Необходимо, следовательно, ясно представить, что же именно имеется в виду, когда указывают на интеллектуализм как на специфическую особенность брехтовского режиссерского и драматургического метода. И конечно, эта специфика вовсе не в огромной насыщенности его пьес и спектаклей мыслью. В этом значении интеллектуально все, что осталось в истории литературы. Что же касается Брехта, то он действительно выдвинул мысль на особое место и в своих пьесах и в своих режиссерских работах. У него мысль познается не просто в процессе нашего чувственного вживания в мир, объективированный художником как некий итог, к которому постепенно приводит нас развитие действия, а на себе прежде всего и стремится сконцентрировать внимание. Так, когда Брехт критикует технику вживания и полемически противопоставляет ей такой способ исполнения, когда актер все время привлекает наше внимание к тому, _как он_ трактует, оценивает, прорисовывает данный характер (по выражению Брехта, "показывает показ") , то есть специально выделяет свою мысль, свою трактовку как то, что особо должно быть оценено зрителем, особо осознано и воспринято им, он действительно обосновывает возможность особой, принципиально новой драматургии. И если, следя за крушением старой Кураж или за падением Галилея, зритель _в той же мере_ следит и за тем, как ведут его по этим ролям Елена Вайгель и Эрнст Буш, то такой результат становится возможным именно потому, что актеры имеют здесь дело с особой драматургией, где авторская мысль обнажена, не ждет, чтобы мы восприняли ее незаметно, вместе с испытанным нами переживанием, а захватывает своей собственной энергией, динамикой, диалектикой, новизной, полемичностью.

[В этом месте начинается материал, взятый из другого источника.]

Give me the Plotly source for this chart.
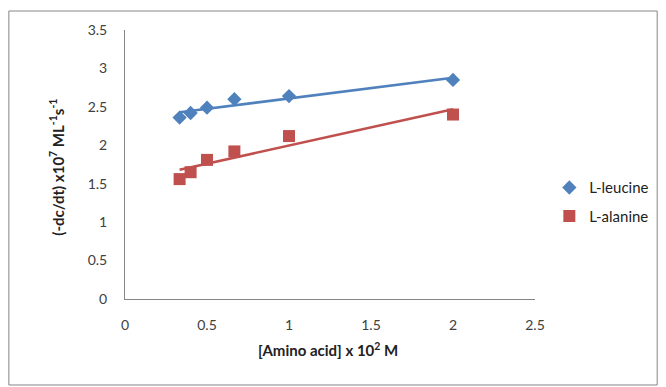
import numpy as np
import plotly.graph_objects as go

# Data
conc = [0.333, 0.4, 0.5, 0.667, 1.0, 2.0]          # [Amino acid] x 10^2 M
leucine = [2.36, 2.42, 2.49, 2.60, 2.64, 2.85]     # (-dc/dt) x 10^7
alanine = [1.56, 1.65, 1.81, 1.92, 2.12, 2.40]
x_ticks = [0, 0.5, 1, 1.5, 2, 2.5]
y_ticks = [0, 0.5, 1, 1.5, 2, 2.5, 3, 3.5]

BLUE = "#4F81BD"
RED = "#C0504D"
FONT = "Lato, Carlito, Calibri, sans-serif"

fig = go.Figure()

def trend(xs, ys):
    k, b = np.polyfit(xs, ys, 1)
    xl = np.array([min(xs), max(xs)])
    return xl, k * xl + b

for name, ys, color, sym, size in [
    ("L-leucine", leucine, BLUE, "diamond", 11),
    ("L-alanine", alanine, RED, "square", 12),
]:
    xl, yl = trend(conc, ys)
    fig.add_trace(go.Scatter(x=xl, y=yl, mode="lines", line=dict(color=color, width=2.6),
                             showlegend=False, hoverinfo="skip"))
    fig.add_trace(go.Scatter(x=conc, y=ys, mode="markers", name=name, legendgroup=name,
                             marker=dict(symbol=sym, size=size, color=color, line=dict(width=0))))

fig.update_layout(
    width=666, height=387,
    margin=dict(l=125, r=128, t=30, b=88),
    paper_bgcolor="white", plot_bgcolor="white",
    font=dict(family=FONT, size=14, color="#404040"),
    legend=dict(x=1.035, y=0.475, xanchor="left", yanchor="top", itemwidth=30,
                traceorder="grouped", tracegroupgap=6,
                font=dict(family=FONT, size=15, color="#222222"), bgcolor="rgba(0,0,0,0)"),
    xaxis=dict(range=[0, 2.5], tickvals=x_ticks, ticktext=[f"{v:g}" for v in x_ticks],
               showgrid=False, zeroline=False, showline=True, linecolor="#868686", linewidth=1,
               ticks="", ticklabelstandoff=13, fixedrange=True),
    yaxis=dict(range=[0, 3.5], tickvals=y_ticks, ticktext=[f"{v:g}" for v in y_ticks],
               showgrid=False, zeroline=False, showline=True, linecolor="#868686", linewidth=1,
               ticks="", ticklabelstandoff=14, fixedrange=True),
    shapes=[dict(type="rect", xref="paper", yref="paper",
                 x0=-0.2833, x1=1.298, y0=-0.3197, y1=1.0706,
                 line=dict(color="#868686", width=1), fillcolor="rgba(0,0,0,0)", layer="below")],
    annotations=[
        dict(text="<b>(-dc/dt) x10<sup>7</sup> ML<sup>-1</sup>s<sup>-1</sup></b>", textangle=-90,
             xref="paper", yref="paper", x=-0.195, y=0.49, showarrow=False,
             font=dict(family=FONT, size=15, color="#222222")),
        dict(text="<b>[Amino acid] x 10<sup>2</sup> M</b>",
             xref="paper", yref="paper", x=0.496, y=-0.232, showarrow=False,
             font=dict(family=FONT, size=15, color="#222222")),
    ],
)

fig.write_html("out.html")
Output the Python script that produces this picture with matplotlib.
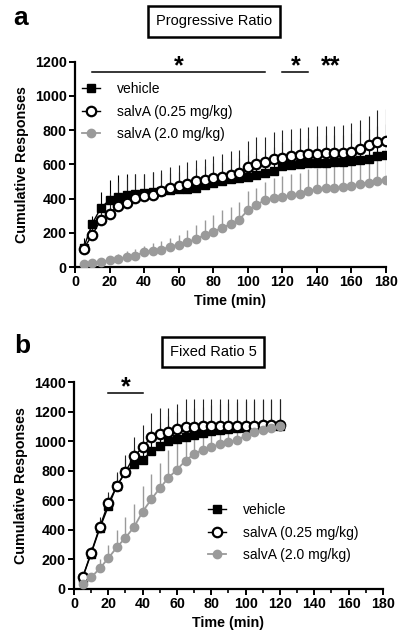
import matplotlib
matplotlib.use("Agg")
import matplotlib.pyplot as plt
from matplotlib.lines import Line2D
from matplotlib.ticker import MultipleLocator

plt.rcParams["font.family"] = ["Liberation Sans", "DejaVu Sans"]

GREY = "#9a9a9a"

# ---------------- panel a: progressive ratio ----------------
time_a = [5, 10, 15, 20, 25, 30, 35, 40, 45, 50, 55, 60, 65, 70, 75, 80, 85, 90,
          95, 100, 105, 110, 115, 120, 125, 130, 135, 140, 145, 150, 155, 160, 165, 170, 175, 180]

vehicle_a = [112, 254, 346, 392, 412, 423, 429, 433, 437, 442, 450, 455, 458, 462, 478, 490, 505, 512,
             520, 525, 538, 550, 562, 590, 595, 600, 605, 608, 610, 612, 614, 618, 625, 632, 648, 655]
vehicle_a_err = [55, 42, 94, 116, 126, 123, 117, 113, 118, 110, 100, 100, 110, 115, 110, 115, 110, 120,
                 120, 130, 130, 130, 140, 140, 150, 150, 150, 155, 160, 160, 160, 165, 170, 175, 175, 180]

salva_low_a = [106, 188, 277, 312, 358, 377, 402, 413, 419, 442, 462, 471, 488, 500, 506, 519, 527, 535,
               552, 587, 604, 613, 630, 638, 650, 657, 662, 662, 664, 667, 667, 673, 690, 712, 732, 738]
salva_low_a_err = [40, 70, 90, 120, 140, 150, 140, 130, 135, 127, 123, 124, 125, 125, 123, 129, 131, 142,
                   134, 148, 154, 149, 160, 160, 157, 158, 158, 161, 159, 158, 163, 167, 168, 168, 183, 186]

salva_high_a = [19, 25, 31, 38, 46, 60, 67, 87, 96, 102, 119, 131, 146, 163, 187, 206, 229, 250,
                277, 331, 363, 392, 404, 412, 419, 425, 446, 455, 459, 462, 469, 475, 488, 493, 503, 508]
salva_high_a_err = [11, 15, 19, 24, 32, 32, 38, 38, 44, 48, 49, 57, 69, 81, 86, 96, 102, 100,
                    102, 115, 99, 104, 115, 121, 123, 127, 125, 126, 126, 134, 135, 144, 160, 180, 178, 188]

# ---------------- panel b: fixed ratio 5 ----------------
time_b = [5, 10, 15, 20, 25, 30, 35, 40, 45, 50, 55, 60, 65, 70, 75, 80, 85, 90, 95, 100, 105, 110, 115, 120]

vehicle_b = [75, 240, 410, 560, 700, 790, 845, 875, 933, 971, 1000, 1016, 1029, 1045, 1056, 1067, 1076, 1083,
             1088, 1092, 1096, 1099, 1101, 1104]
vehicle_b_err = [10, 30, 60, 80, 80, 90, 110, 130, 150, 160, 170, 180, 180, 180, 180, 180, 180, 180,
                 180, 180, 180, 180, 180, 180]

salva_low_b = [79, 247, 420, 582, 699, 795, 898, 960, 1029, 1052, 1061, 1083, 1094, 1100, 1104, 1106, 1106, 1106,
               1106, 1106, 1106, 1108, 1108, 1110]
salva_low_b_err = [10, 40, 65, 77, 95, 112, 133, 150, 164, 171, 164, 167, 196, 190, 186, 184, 184, 184,
                   184, 184, 184, 182, 182, 180]

salva_high_b = [31, 79, 139, 209, 283, 348, 420, 524, 607, 683, 753, 809, 870, 915, 944, 964, 980, 993,
                1011, 1038, 1061, 1074, 1088, 1101]
salva_high_b_err = [9, 31, 61, 89, 116, 141, 155, 173, 171, 169, 187, 196, 190, 155, 146, 136, 130, 127,
                    114, 97, 79, 76, 67, 59]

labels = ["vehicle", "salvA (0.25 mg/kg)", "salvA (2.0 mg/kg)"]


def draw_panel(ax, t, veh, veh_err, low, low_err, high, high_err):
    zeros = [0] * len(t)
    ax.errorbar(t, high, yerr=[zeros, high_err], fmt="none", ecolor=GREY, elinewidth=1.0, capsize=0, zorder=1)
    ax.errorbar(t, veh, yerr=[zeros, veh_err], fmt="none", ecolor="black", elinewidth=0.8, capsize=0, zorder=1.5)
    ax.errorbar(t, low, yerr=[zeros, low_err], fmt="none", ecolor="#222222", elinewidth=0.8, capsize=0, zorder=1.6)
    ax.plot(t, veh, color="black", lw=1.0, marker="s", ms=6.2, mfc="black", mec="black", zorder=3)
    ax.plot(t, low, color="black", lw=1.0, marker="o", ms=6.8, mfc="white", mec="black", mew=1.6, zorder=4)
    ax.plot(t, high, color=GREY, lw=1.3, marker="o", ms=6, mfc=GREY, mec=GREY, zorder=5)

    for side in ("top", "right"):
        ax.spines[side].set_visible(False)
    for side in ("left", "bottom"):
        ax.spines[side].set_linewidth(1.6)
    ax.tick_params(which="major", direction="out", length=4, width=1.4, labelsize=10.3, pad=2)
    ax.tick_params(which="minor", direction="out", length=3, width=1.2)
    ax.set_xlim(0, 180)
    ax.xaxis.set_major_locator(MultipleLocator(20))
    ax.yaxis.set_major_locator(MultipleLocator(200))
    ax.set_xlabel("Time (min)", fontsize=10.3, fontweight="bold", labelpad=3)
    ax.set_ylabel("Cumulative Responses", fontsize=10.3, fontweight="bold", labelpad=4)


def legend_handles():
    return [
        Line2D([], [], color="black", lw=1.0, marker="s", ms=6.2, mfc="black", mec="black"),
        Line2D([], [], color="black", lw=1.0, marker="o", ms=6.8, mfc="white", mec="black", mew=1.6),
        Line2D([], [], color=GREY, lw=1.3, marker="o", ms=6, mfc=GREY, mec=GREY),
    ]


fig = plt.figure(figsize=(4.06, 6.41), dpi=100)

ax_a = fig.add_axes([75 / 406, 1 - 267 / 641, 311 / 406, 205.3 / 641])
draw_panel(ax_a, time_a, vehicle_a, vehicle_a_err, salva_low_a, salva_low_a_err, salva_high_a, salva_high_a_err)
ax_a.set_ylim(0, 1200)
for ax_lab in ax_a.get_xticklabels() + ax_a.get_yticklabels():
    ax_lab.set_fontweight("bold")
ax_a.legend(legend_handles(), labels, loc="upper left", bbox_to_anchor=(0.022, 0.9), frameon=False,
            fontsize=10, handlelength=1.3, handletextpad=1.2, labelspacing=0.6, borderaxespad=0, borderpad=0)

# significance marks, panel a
ax_a.plot([10, 110], [1140, 1140], color="black", lw=1.1, clip_on=False)
ax_a.plot([120, 135], [1140, 1140], color="black", lw=1.1, clip_on=False)
ax_a.text(60, 1130, "*", fontsize=18, fontweight="bold", ha="center", va="baseline", clip_on=False)
ax_a.text(127.5, 1130, "*", fontsize=18, fontweight="bold", ha="center", va="baseline", clip_on=False)
ax_a.text(148, 1130, "**", fontsize=18, fontweight="bold", ha="center", va="baseline", clip_on=False)

ax_b = fig.add_axes([74 / 406, 1 - 589 / 641, 309 / 406, 206.7 / 641])
draw_panel(ax_b, time_b, vehicle_b, vehicle_b_err, salva_low_b, salva_low_b_err, salva_high_b, salva_high_b_err)
ax_b.set_ylim(0, 1400)
ax_b.xaxis.set_minor_locator(MultipleLocator(10))
for ax_lab in ax_b.get_xticklabels() + ax_b.get_yticklabels():
    ax_lab.set_fontweight("bold")
ax_b.legend(legend_handles(), labels, loc="upper left", bbox_to_anchor=(0.434, 0.415), frameon=False,
            fontsize=10, handlelength=1.3, handletextpad=1.2, labelspacing=0.6, borderaxespad=0, borderpad=0)

ax_b.plot([20, 40], [1328, 1328], color="black", lw=1.1, clip_on=False)
ax_b.text(30, 1318, "*", fontsize=18, fontweight="bold", ha="center", va="baseline", clip_on=False)

# panel letters and boxed titles
fig.text(13 / 406, 1 - 25 / 641, "a", fontsize=19, fontweight="bold", va="baseline")
fig.text(14 / 406, 1 - 353 / 641, "b", fontsize=19, fontweight="bold", va="baseline")
box = dict(boxstyle="square,pad=0.55", fc="white", ec="black", lw=1.8)
fig.text(214 / 406, 1 - 21.5 / 641, "Progressive Ratio", fontsize=10.5, ha="center", va="center", bbox=box)
fig.text(213 / 406, 1 - 352 / 641, "Fixed Ratio 5", fontsize=10.5, ha="center", va="center", bbox=box)

fig.savefig("out.png", dpi=100)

В таком же контексте следует воспринимать и неоднократные заявления Брехта о том, что он никак не может согласиться с установлением тождества между реализмом и реалистическим1 воссозданием чувственной конкретности бытия, жизни в ее эмпирически ощутимой достоверности. Возражая против "низведения реализма" до уровня механического воспроизведения действительности, чем-де часто грешили даже самые выдающиеся реалисты, он утверждал: "Проблема реализма - это не проблема формы" (I, 162). Ведь если "есть много способов сказать правду", то есть и "много способов утаить ее" (I, 163). И только тут, в этом пункте, то есть в том, хочет ли художник утаить или, наоборот, раскрыть правду, лежит подлинный водораздел между реализмом и антагонистически противостоящим ему искусством лжи и социальной мимикрии. Что же касается _способов_ быть реалистом, то Брехт в целях всемерной активизации революционно действенной мысли, устремленной прежде всего к расчистке путей для революционной перестройки действительности, считал для себя важным не столько воссоздание жизни, сколько ее анализ. На сцене может и не воссоздаваться само течение жизни, увиденной в ее достоверности, так как важно только одно: чтобы мысль писателя ставила нас перед ситуациями, пусть условными, но непременно таящими в себе какую-то общественно значимую проблему. То есть перед такими ситуациями, которые при всей своей условности отвечали бы важнейшему принципу реализма: _вели_ нас к правде, делали бы самый процесс _овладения_ этой правдой, а значит и мыслью, отбрасывающей ложь ради конечного осознания истины, и основным источником зрительского наслаждения и основным объектом его внимания.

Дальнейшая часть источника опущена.